Ruy de Carvalho celebra 95 anos: “O segredo da minha resistência? Não pensar na morte”

O maior e mais antigo ator português comemora hoje 95 anos como gosta: em cima do palco, na peça “A Ratoeira”, no Teatro Politeama, em Lisboa. Entrevista minutos antes de subir o pano.

Entrevistar Ruy de Carvalho a dois minutos de se levantar o pano da peça “A Ratoeira” num Teatro Politeama cheio é um desafio, sobretudo quando as cadeiras, as mesas ou os outros adereços do cenário não podem mudar de posição para se realizar a reportagem da N-TV e a repórter fotográfica e a responsável pela captação de vídeo se debatem com a pouca luz.

Mas o decano dos atores portugueses, nascido em Lisboa, a 1 de março de 1927, faz imperar a serenidade. “Ainda temos tempo, meus filhos”. Aos 95 anos, Ruy de Carvalho é um dos protagonistas da peça escrita por Agatha Christie, encenada por Paulo Sousa Costa e com a participação de Daniel Cerca Santos, Elsa Galvão, Filipe Crawford, Henrique Carvalho – neto do ator -, Luís Pacheco, Sara Cecília e Sofia de Portugal. “A Ratoeira” conta a história de um assassino que se encontra entre os hóspedes de uma estalagem, um deles interpretado pelo aniversariante desta noite.

Hoje, dia de aniversário, Ruy de Carvalho vai ser alvo de uma homenagem no Politeama, com os aplausos do público e uma exposição. “Vou, com certeza, ficar muito emocionado. Primeiro, porque vão estar cá muitos amigos para me verem – sou um homem muito feliz nesse aspeto -, e vai ser um dia bonito, sobretudo por estar a representar”, começa por referir.

O ator mostra um fulgor fora do comum e não tem dúvidas quando é desafiado a justificar o segredo para uma resistência nos palcos, nas novelas ou no cinema em mais de nove décadas. “O segredo? Não pensar na morte. A vida é para ser vivida, só morremos na altura em que tiver de ser. Quando vier a morte vem, nós partimos e descansamos”, afirma.

Para estes 95 anos, os desejos de Ruy de Carvalho são muito claros. “Os meus desejos são que o Teatro em Portugal continue a ter êxito como tem estado a acontecer, o público está a voltar a ver espetáculos. É algo que me deixa muito feliz se o público continuar a ajudar-nos a viver”, defende.

Espetador atento a tudo o que se passa na atualidade, o ator não deixa de pedir a palavra para comentar o conflito entre a Rússia e a Ucrânia. “Não quero viver outra guerra mundial.

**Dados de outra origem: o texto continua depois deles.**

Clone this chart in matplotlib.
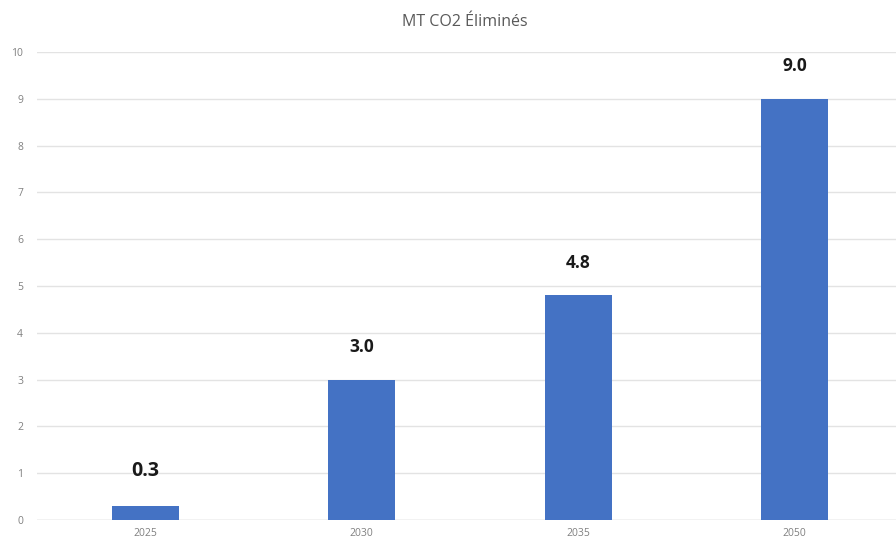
import numpy as np
import matplotlib.pyplot as plt

# Tonnes of CO2 removed (millions) per target year
years = ['2025', '2030', '2035', '2050']
removed = [0.3, 3.0, 4.8, 9.0]
value_labels = ['0.3', '3.0', '4.8', '9.0']

plt.rcParams['font.family'] = ['Open Sans', 'DejaVu Sans']

fig = plt.figure(figsize=(8.96, 5.46), dpi=100)
ax = fig.add_axes([37 / 896, 1 - 520 / 546, 1 - 37 / 896, (520 - 52) / 546])

x = np.arange(len(years))
bars = ax.bar(x, removed, width=0.31, color='#4472C4', zorder=3)

# value labels above each bar (first one is drawn a bit larger)
for i, (b, lab) in enumerate(zip(bars, value_labels)):
    size = 14 if i == 0 else 12.5
    dy = 18 if i == 0 else 17
    ax.annotate(lab, (b.get_x() + b.get_width() / 2, b.get_height()),
                xytext=(0, dy), textcoords='offset points',
                ha='center', va='bottom', fontsize=size, fontweight='bold',
                color='#1a1a1a')

ax.set_xlim(-0.5, 3.468)
ax.set_ylim(0, 10)
ax.set_yticks(range(0, 11))
ax.set_xticks(x)
ax.set_xticklabels(years)
ax.tick_params(axis='both', length=0, labelsize=7.5, colors='#808080')
ax.tick_params(axis='y', pad=10)
ax.tick_params(axis='x', pad=6)

ax.grid(axis='y', color='#e3e3e3', linewidth=1, zorder=0)
ax.axhline(0, color='#d6d6d6', linewidth=1, zorder=1)
for s in ax.spines.values():
    s.set_visible(False)

fig.text(465 / 896, 1 - 22 / 546, 'MT CO2 Éliminés', ha='center', va='center',
         fontsize=11.5, color='#595959')

fig.savefig('out.png', dpi=100)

Já vivi uma intensamente e senti outras perto e já não queria viver mais guerra nenhuma. Acho que os homens devem ter é juízo e amarem-se uns aos outros, que foi o que Cristo pediu”, diz, à despedida.

Rui Alberto Pires de Carvalho, mais conhecido por Ruy de Carvalho, tem uma das maiores carreiras que há registo, no teatro, cinema ou televisão. Começou a trabalhar no teatro amador em 1942, no grupo da Mocidade Portuguesa com a peça “O Jogo para o Natal de Cristo”. A estreia profissional aconteceria cinco anos mais tarde, no Teatro Nacional, na comédia “Rapazes de Hoje”.

Ao longo dos anos participou em inúmeras peças, muitas das quais ao lado da amiga Eunice Muñoz, como em “A Casa do Lago”, em 2002, também no Politeama.

Em televisão estreou-se na RTP em 1957, com “Monólogo do Vaqueiro”, e, nos anos 80, notabilizou-se na primeira novela portuguesa – “Vila Faia” -, mais tarde em “Origens” e na série “Gente Fina é Outra Coisa”. A sua mais recente participação em novela foi em “Nazaré”, exibida pela SIC no ano passado.

No cinema, Ruy de Carvalho abraçou a sétima arte em 1951, no filme “Eram 200 Irmãos”.

O ator foi condecorado com a Grã-Cruz da Ordem de Mérito, recebeu a Medalha de Mérito Cultural, o Prémio Carreira e o Prémio Sophia.